Com relação à ingerência dos bancos internacionais, talvez o ministro da Fazenda tenha razão: o comando do Banco Central do Brasil por um executivo, ex-presidente mundial do Bank of Boston, como é o caso de Meireles, talvez não se configure propriamente em uma ingerência, mas sim numa intervenção direta de um credor internacional. Seria tudo apenas patético, não fora a tragédia que essa mesma política representa para milhões de brasileiros que continuam carentes de políticas públicas de qualidade e eficiência, em áreas básicas como a educação, a saúde, a habitação popular, os transportes públicos ou o saneamento.
Conforme tenho constantemente enfatizado, todas essas políticas têm se degradado a olhos vistos nos últimos anos. E dificilmente qualquer análise séria sobre as razões desse processo poderá deixar de lembrar que os recursos públicos para investimentos nessas áreas ficam extremamente prejudicados com as despesas crescentes que as políticas monetária e cambial em vigor acarretam para as contas públicas. A carga de juros paga anualmente aos credores da dívida pública é gigantesca, nunca inferior a R$ 150 bilhões. No ano passado, por exemplo, chegou ao montante de R$ 169 bilhões, incluindo as despesas da União, de estados, e de municípios, de acordo com o próprio ministro.
Conforme o importante trabalho realizado pela Campanha pela Auditoria Cidadã da Dívida, no ano de 2009, 36% das despesas realizadas no âmbito do Orçamento Geral da União – equivalentes a R$ 380 bilhões!! – foram usadas no pagamento de juros e amortizações. Guido Mantega contestou esse dado, pois ele não considera adequada a inclusão das despesas com o pagamento das amortizações, nesse cálculo. O deputado Ivan Valente, do PSOL de S.Paulo e proponente original da CPI, lembrou ao ministro que a própria MP 435/2008 permitiu que o Executivo desviasse bilhões de reais de diversas áreas sociais – incluindo recursos da União, arrecadados pela receita dos royalties do petróleo, objeto de recente e ferrenha disputa entre os estados, justamente para o pagamento de amortizações. Mas nada disso parece abalar as convicções otimistas dos ministros.

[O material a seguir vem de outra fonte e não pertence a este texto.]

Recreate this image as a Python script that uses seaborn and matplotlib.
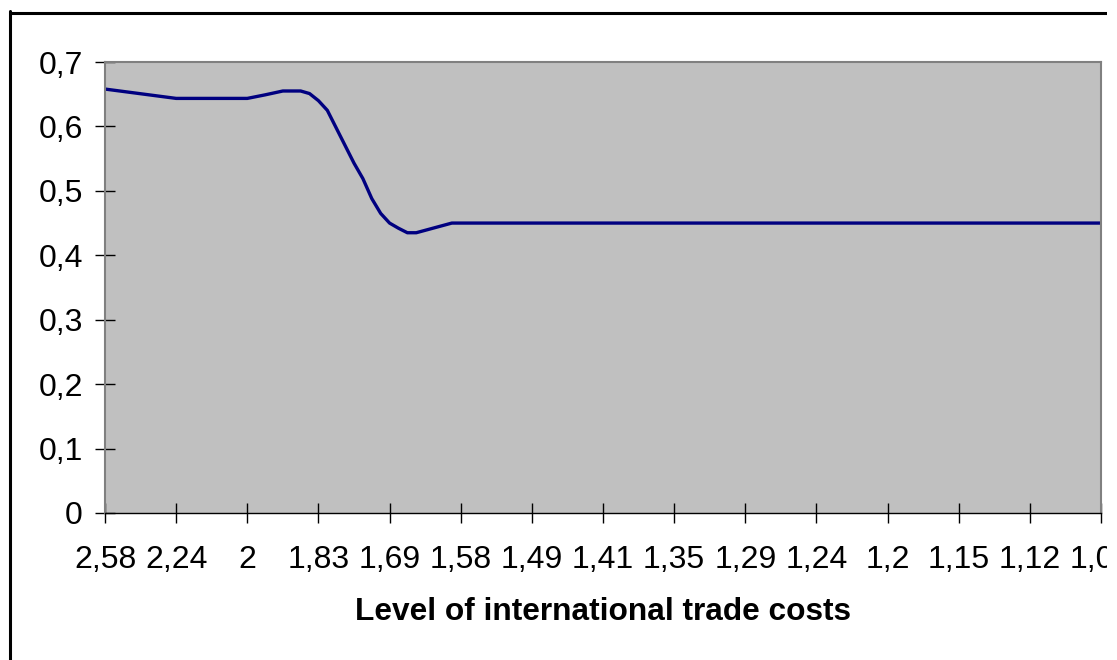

A dívida interna em títulos do governo federal ultrapassa hoje a R$ 2 trilhões. Quando Lula assumiu o governo, em janeiro de 2003, a dívida era de R$ 687 bilhões. Se lembrarmos que em janeiro de 1995, quando do início dos governos de FHC, essa dívida era de apenas R$ 59,4 bilhões, dá para se ter uma idéia do que estamos falando em termos de comprometimento das finanças públicas. Com esse tipo de política, baseada em altíssimas taxas de juros, abertura financeira e todo tipo de incentivo à especulação, especialmente por parte de quem têm acesso aos mercados internacionais, não há condição de muita margem de manobra para que políticas voltadas para a maioria da população sejam contempladas com recursos financeiros suficientes.
Nossos atuais dirigentes não se importam com esse tipo de dado. Talvez lhes interessem mais os elogios que a banca internacional, e a tupiniquim, vivem a fazer ao atual governo brasileiro.
Talvez prefiram mesmo observar o crescimento econômico sustentado por uma economia de endividamento das famílias, a partir de mecanismos de crédito em expansão e a um custo financeiro extremamente elevado, com as maiores taxas de juros do mundo. Afinal, a política de valorização do salário mínimo, os programas de transferência de renda aos miseráveis e a geração de empregos de baixa remuneração e qualidade, atende aos mais pobres. Com uma enorme demanda reprimida por bens e serviços, esses setores impulsionam o mercado interno e ao menos até o momento permitem que os dirigentes da economia e da política possam capitalizar o relativo desempenho observado, em particular na comparação com FHC.
Contudo, nem tudo são flores. O que permitiu essa aparente transformação dos efeitos do mesmo modelo, na comparação entre os governos FHC e Lula, foi a conjuntura econômica internacional e especialmente os resultados das contas externas do país. Desde 2003, o furor exportador brasileiro de commodities agrícolas e minerais foi contemplado pela demanda asiática, puxada pela economia chinesa, e permitiu que o Brasil passasse a ter saldos positivo nas nossas transações correntes com o exterior, algo inédito na história recente do Brasil. Porém, essa primavera se encerrou em 2008, quando voltamos a contrair resultados negativos em nossa conta corrente. De um saldo recorde, em 2005, de US$ 14 bilhões, passamos a um déficit de US$ 28,3 bilhões, em 2008, e um resultado novamente negativo, em 2009, de US$ 24,3 bilhões.
Para esse ano, o próprio Banco Central projeta um déficit em conta corrente de US$ 49 bilhões, resultado de um saldo comercial que despenca – em 2006, chegamos a um resultado recorde de US$ 46,5 bilhões, e para 2010 a projeção é que tenhamos um saldo de apenas US$ 10 bilhões. Como a nossa conta de serviços é estruturalmente deficitária, e estimada em US$ 59 bilhões para esse ano, o Banco Central chegou a essa estimativa de déficit de nossas transações correntes, resultado da combinação das projeções feitas para os resultados da conta comercial e de serviços.
É interessante notar que, nessa projeção do déficit da conta de serviços, a estimativa do Banco Central é de uma despesa, somente com remessa de lucros e dividendos, em 2010, da ordem de US$ 32 bilhões, e, com o pagamento de juros da dívida externa – que para Lula acabou, e que para Mantega não é mais um problema – a conta fique em US$ 8,3 bilhões. Seria talvez importante que ambos conversassem, com mais cuidado, com o banqueiro Henrique Meireles.